Развод «на доброго и злого» и в родном селе, и в гродненском училище был чрезвычайно популярен, и на такую дешёвку Антипа не клевал давно. Поэтому он ни на миг не поверил словам толстого, хотя мысль его металась, как голубь в клетке, и паника подступала всё ближе. А толстяк меж тем продолжал изливаться:
- Поэтому никуда мы драться не пойдём. Мы сейчас посидим, выпьем, поговорим за жизнь, да, Длинный? Вот! Я же тебе говорю – он нормальный пацан. Мы, может, его вообще к себе в команду возьмём, вон он какой здоровый вырос. Длинный, у тебя какой рост?
- Почти одиннадцать вершков[2] – рассеяно ответил Антипа.
[2] В старину рост измеряли в аршинах и вершках. Рост в два аршина (142 см.) полагался минимальным для любого нормального взрослого человека, поэтому обычно говорили «рост столько-то вершков», подразумевая два аршина «по умолчанию». 2 аршина 11 вершков – это почти 190 см.
Як восхищённо присвистнул:
- Отличная палка - дерьмо мешать! – и толстяк заржал в голос, откинув голову и почти касаясь затылком стены.
Почему-то на этой идиотской шутке, которую Антипа не слышав в свой адрес со времён беспорточного детства, паника исчезла без следа, а голова стала холодной и ясной. И – главное - он понял, что делать.

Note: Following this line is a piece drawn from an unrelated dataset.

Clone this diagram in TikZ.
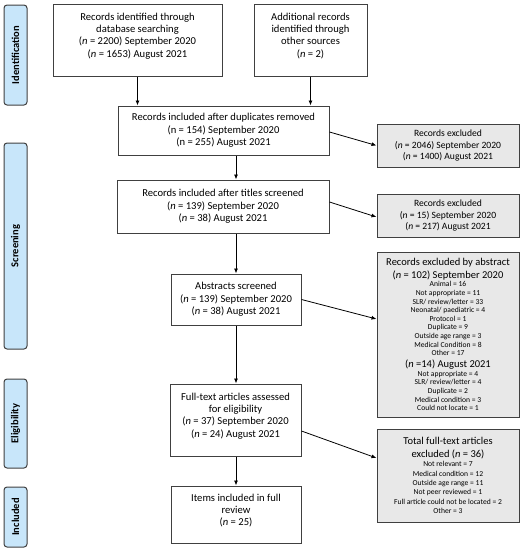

В очередной раз опозоренный клиент «Луны и гроша» наклонился к столу, пряча лицо от стыда, но уже через мгновение диспозиция изменилась.
Несколько событий произошло практически одновременно:
Антипа распрямился стальной пружиной и в его руке блеснул металл.

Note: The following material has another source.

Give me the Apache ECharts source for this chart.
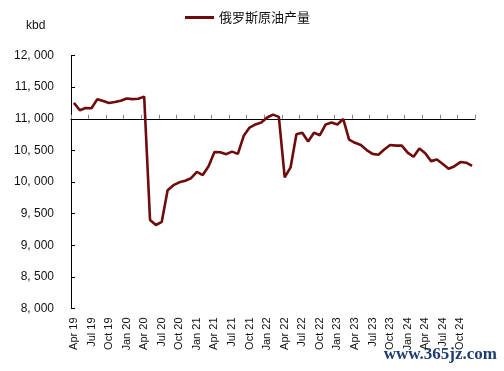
<!DOCTYPE html>
<html>
<head>
<meta charset="utf-8">
<script src="https://cdn.jsdelivr.net/npm/echarts@6/dist/echarts.min.js"></script>
<style>
html,body{margin:0;padding:0;background:#fff;}
#c{width:504px;height:371px;}
</style>
</head>
<body>
<div id="c"></div>
<script>
var categories = [
 "Apr 19","May 19","Jun 19","Jul 19","Aug 19","Sep 19","Oct 19","Nov 19","Dec 19",
 "Jan 20","Feb 20","Mar 20","Apr 20","May 20","Jun 20","Jul 20","Aug 20","Sep 20","Oct 20","Nov 20","Dec 20",
 "Jan 21","Feb 21","Mar 21","Apr 21","May 21","Jun 21","Jul 21","Aug 21","Sep 21","Oct 21","Nov 21","Dec 21",
 "Jan 22","Feb 22","Mar 22","Apr 22","May 22","Jun 22","Jul 22","Aug 22","Sep 22","Oct 22","Nov 22","Dec 22",
 "Jan 23","Feb 23","Mar 23","Apr 23","May 23","Jun 23","Jul 23","Aug 23","Sep 23","Oct 23","Nov 23","Dec 23",
 "Jan 24","Feb 24","Mar 24","Apr 24","May 24","Jun 24","Jul 24","Aug 24","Sep 24","Oct 24","Nov 24","Dec 24"
];
var seriesName = "俄罗斯原油产量";
var production = [
 11250,11135,11170,11165,11310,11280,11250,11265,11285,
 11320,11310,11315,11350,9400,9320,9370,9870,9950,9995,10020,10060,
 10160,10110,10250,10475,10470,10440,10480,10445,10730,10860,10910,10940,
 11020,11065,11030,10075,10230,10755,10780,10640,10780,10740,10910,10940,
 10910,10995,10670,10620,10585,10505,10445,10430,10515,10585,10575,10575,
 10465,10400,10530,10455,10330,10355,10285,10210,10250,10315,10305,10255
];
var yMin = 8000, yMax = 12000, yStep = 500, crossValue = 11000;
var unitLabel = "kbd";
var watermark = "www.365jz.com";

var gridTop = 55.5, gridBottom = 62.5, gridLeft = 71, gridRight = 29;
var gridH = 371 - gridTop - gridBottom;
var crossOffset = -gridH * (crossValue - yMin) / (yMax - yMin);

function fmt(v){
  var s = String(v);
  if (s.length > 3) return s.slice(0, s.length-3) + ", " + s.slice(s.length-3);
  return s;
}

var chart = echarts.init(document.getElementById('c'), null, {renderer:'canvas'});
chart.setOption({
  animation:false,
  backgroundColor:'#fff',
  textStyle:{fontFamily:'Liberation Sans, Arial, sans-serif'},
  title:{text:unitLabel,left:21,top:15,textStyle:{fontSize:12,fontWeight:'normal',color:'#111',fontFamily:'Liberation Sans, Arial'}},
  legend:{
    data:[seriesName],top:6,left:180,
    icon:'rect',itemWidth:29,itemHeight:3,itemGap:6,
    textStyle:{fontSize:13,color:'#111',fontFamily:'Noto Sans CJK SC'}
  },
  grid:{left:gridLeft,right:gridRight,top:gridTop,bottom:gridBottom,containLabel:false},
  xAxis:[{
    type:'category',data:categories,boundaryGap:true,
    axisLine:{show:false},axisTick:{show:false},
    axisLabel:{interval:2,rotate:90,fontSize:11,color:'#111',margin:9,fontFamily:'Liberation Sans, Arial'},
    splitLine:{show:false}
  },{
    type:'category',data:categories,boundaryGap:true,position:'bottom',offset:crossOffset,
    axisLine:{show:true,lineStyle:{color:'#000',width:1}},
    axisTick:{show:true,inside:true,interval:2,length:4,lineStyle:{color:'#888'}},
    axisLabel:{show:false},splitLine:{show:false}
  }],
  yAxis:{
    type:'value',min:yMin,max:yMax,interval:yStep,
    axisLine:{show:true,lineStyle:{color:'#000',width:1}},
    axisTick:{show:true,inside:true,length:4,lineStyle:{color:'#000'}},
    axisLabel:{fontSize:12,color:'#111',margin:17,formatter:fmt,fontFamily:'Liberation Sans, Arial'},
    splitLine:{show:false}
  },
  series:[{
    name:seriesName,type:'line',data:production,xAxisIndex:0,
    showSymbol:false,symbol:'none',
    lineStyle:{color:'#6E0B0B',width:2.6},
    itemStyle:{color:'#6E0B0B'},
    z:5
  }],
  graphic:[{
    type:'text',right:7,top:346,
    style:{text:watermark,fontSize:17,fontFamily:'Liberation Serif',fontWeight:'bold',fill:'#1F3D70'}
  }]
});
</script>
</body>
</html>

Як поперхнулся смехом и замер, прижавшись головой к бревенчатой стенке и смешно скосив глаза – в ямочку чуть ниже его кадыка упиралось остриё ножа, выхваченного Антипой из сапога.
Баба кошкой вскочил из-за стола, но был остановлен выставленной вперёд ладонью Антипы.
От соседнего столика ртутью перетекли два мужика и замерли в шаге от Антипы. Один – круглоголовый крепыш с разбойничьей рожей, второй – совершенно неприметный, глазу зацепиться не за что.
- Ополоумел, что ли? – поинтересовался Баба. В его голосе не было ни страха, ни злости, он именно что был просто очень удивлён. – На ленты же нарежем.
Он не угрожал, он информировал, и оттого его слова прозвучали особенно жутко.
Антипа оскалился, как волк, загнанный в угол овчарни. Терять ему было нечего.
- Может, и нарежете, да только не он. – и Оксаков мотнул головой в сторону красной рожи толстяка, на которой обильно выступил пот. – С перерезанной глоткой нарезать как-то не очень удобно.
И чуть надавил на нож, отчего за ворот толстяку потекла красная капля.
- Достаточно. – тихий голос неприметного прозвучал так весомо, что сразу стало понятно, кто здесь главный коновод. – Убирай нож, поговорим серьёзно. Не тронем.
- Сперва объяснения. – не согласившись, мотнул головой Антипа.
- Твоё право. – согласился неприметный, но излагать ничего не стал.
Вместо этого он неторопливо вернулся к собственного столику, взял свою кружку, сел напротив Антипы и посмотрел ему прямо в глаза.
- Я коротко - Яку, по-моему, сейчас не очень удобно. В «Луне и гроше» не очень любят чужих. Точнее – совсем не любят чужих. Здесь бывают важные люди, обсуждаются немелочные сделки, ведутся серьёзные разговоры, в общем, чужие глаза и уши нам здесь без надобности.